■ **Material provided**
◆ ◆ ◆
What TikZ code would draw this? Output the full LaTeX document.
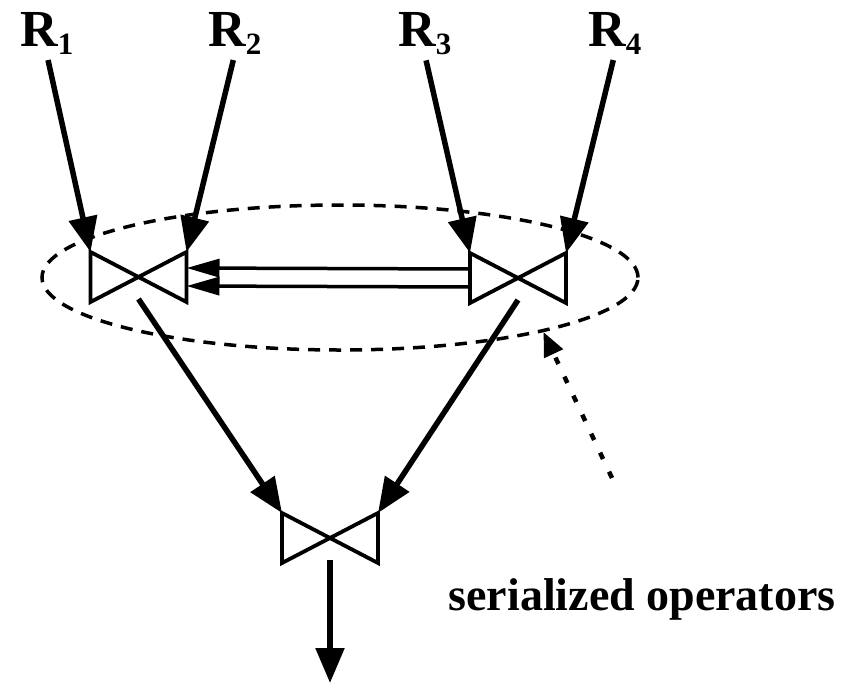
\documentclass[tikz,border=0pt]{standalone}
\usepackage{fontspec}
\setmainfont{Liberation Serif}
\usetikzlibrary{arrows.meta,calc,shapes.geometric}
\newcommand\relsub[1]{R\raisebox{-7pt}{\fontsize{31}{31}\selectfont #1}}

\begin{document}
\begin{tikzpicture}[
    x=1pt, y=-1pt,
    relation/.style={inner sep=0pt, anchor=base west, font=\fontsize{52}{52}\selectfont\bfseries},
    note/.style={inner sep=0pt, anchor=base, font=\fontsize{46}{46}\selectfont\bfseries},
    arrow/.style={-{Triangle[length=35pt,width=28pt]}, line width=5.5pt},
    flow/.style={-{Triangle[length=33pt,width=18pt]}, line width=3.5pt},
    group/.style={ellipse, draw, dash pattern=on 12pt off 9pt, line width=3.5pt, minimum width=596pt, minimum height=145pt, inner sep=0pt},
    pointer/.style={-{Triangle[length=24pt,width=20pt]}, line width=4.5pt, dash pattern=on 7pt off 14pt},
    join/.pic={
        \coordinate (-tl) at (-48,-25);
        \coordinate (-bl) at (-48,25);
        \coordinate (-tr) at (48,-25);
        \coordinate (-br) at (48,25);
        \coordinate (-l) at (-48,0);
        \coordinate (-r) at (48,0);
        \coordinate (-o) at (0,22);
        \draw[line width=3.8pt, line join=miter] (-tl) -- (-bl) -- (-tr) -- (-br) -- cycle;
    }
]
\useasboundingbox (0,0) rectangle (842,685);

\node[relation] (R1) at (20,47) {\relsub{1}};
\node[relation] (R2) at (208,47) {\relsub{2}};
\node[relation] (R3) at (398,47) {\relsub{3}};
\node[relation] (R4) at (588,47) {\relsub{4}};

\pic (j1) at (138.5,277) {join};
\pic (j2) at (518,278) {join};
\pic (j3) at (330,538) {join};

\node[group] (grp) at (340,277.5) {};
\node[note] (lbl) at (642,610) {serialized operators};
\coordinate (tail) at (612,478);
\coordinate (out) at (330,683);

\draw[arrow, shorten <=6pt] (R1.south) -- (j1-tl);
\draw[arrow, shorten <=6pt] (R2.south) -- (j1-tr);
\draw[arrow, shorten <=6pt] (R3.south) -- (j2-tl);
\draw[arrow, shorten <=6pt] (R4.south) -- (j2-tr);

\draw[flow] ($(j2-l)+(0,-9)$) -- ($(j1-r)+(0,-9)$);
\draw[flow] ($(j2-l)+(0,9)$) -- ($(j1-r)+(0,9)$);

\draw[arrow] (j1-o) -- (j3-tl);
\draw[arrow] (j2-o) -- (j3-tr);
\draw[arrow] (j3-o) -- (out);

\draw[pointer] (tail) -- (grp.-15);

\end{tikzpicture}
\end{document}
◆ ◆ ◆
■ **Given problem**
Return the material exactly as given, apart from the pictures.

■ **Exercise answer**
What TikZ code would draw this? Output the full LaTeX document.
\documentclass[tikz,border=0pt]{standalone}
\usepackage{fontspec}
\setmainfont{Liberation Serif}
\usetikzlibrary{arrows.meta,calc,shapes.geometric}
\newcommand\relsub[1]{R\raisebox{-7pt}{\fontsize{31}{31}\selectfont #1}}

\begin{document}
\begin{tikzpicture}[
    x=1pt, y=-1pt,
    relation/.style={inner sep=0pt, anchor=base west, font=\fontsize{52}{52}\selectfont\bfseries},
    note/.style={inner sep=0pt, anchor=base, font=\fontsize{46}{46}\selectfont\bfseries},
    arrow/.style={-{Triangle[length=35pt,width=28pt]}, line width=5.5pt},
    flow/.style={-{Triangle[length=33pt,width=18pt]}, line width=3.5pt},
    group/.style={ellipse, draw, dash pattern=on 12pt off 9pt, line width=3.5pt, minimum width=596pt, minimum height=145pt, inner sep=0pt},
    pointer/.style={-{Triangle[length=24pt,width=20pt]}, line width=4.5pt, dash pattern=on 7pt off 14pt},
    join/.pic={
        \coordinate (-tl) at (-48,-25);
        \coordinate (-bl) at (-48,25);
        \coordinate (-tr) at (48,-25);
        \coordinate (-br) at (48,25);
        \coordinate (-l) at (-48,0);
        \coordinate (-r) at (48,0);
        \coordinate (-o) at (0,22);
        \draw[line width=3.8pt, line join=miter] (-tl) -- (-bl) -- (-tr) -- (-br) -- cycle;
    }
]
\useasboundingbox (0,0) rectangle (842,685);

\node[relation] (R1) at (20,47) {\relsub{1}};
\node[relation] (R2) at (208,47) {\relsub{2}};
\node[relation] (R3) at (398,47) {\relsub{3}};
\node[relation] (R4) at (588,47) {\relsub{4}};

\pic (j1) at (138.5,277) {join};
\pic (j2) at (518,278) {join};
\pic (j3) at (330,538) {join};

\node[group] (grp) at (340,277.5) {};
\node[note] (lbl) at (642,610) {serialized operators};
\coordinate (tail) at (612,478);
\coordinate (out) at (330,683);

\draw[arrow, shorten <=6pt] (R1.south) -- (j1-tl);
\draw[arrow, shorten <=6pt] (R2.south) -- (j1-tr);
\draw[arrow, shorten <=6pt] (R3.south) -- (j2-tl);
\draw[arrow, shorten <=6pt] (R4.south) -- (j2-tr);

\draw[flow] ($(j2-l)+(0,-9)$) -- ($(j1-r)+(0,-9)$);
\draw[flow] ($(j2-l)+(0,9)$) -- ($(j1-r)+(0,9)$);

\draw[arrow] (j1-o) -- (j3-tl);
\draw[arrow] (j2-o) -- (j3-tr);
\draw[arrow] (j3-o) -- (out);

\draw[pointer] (tail) -- (grp.-15);

\end{tikzpicture}
\end{document}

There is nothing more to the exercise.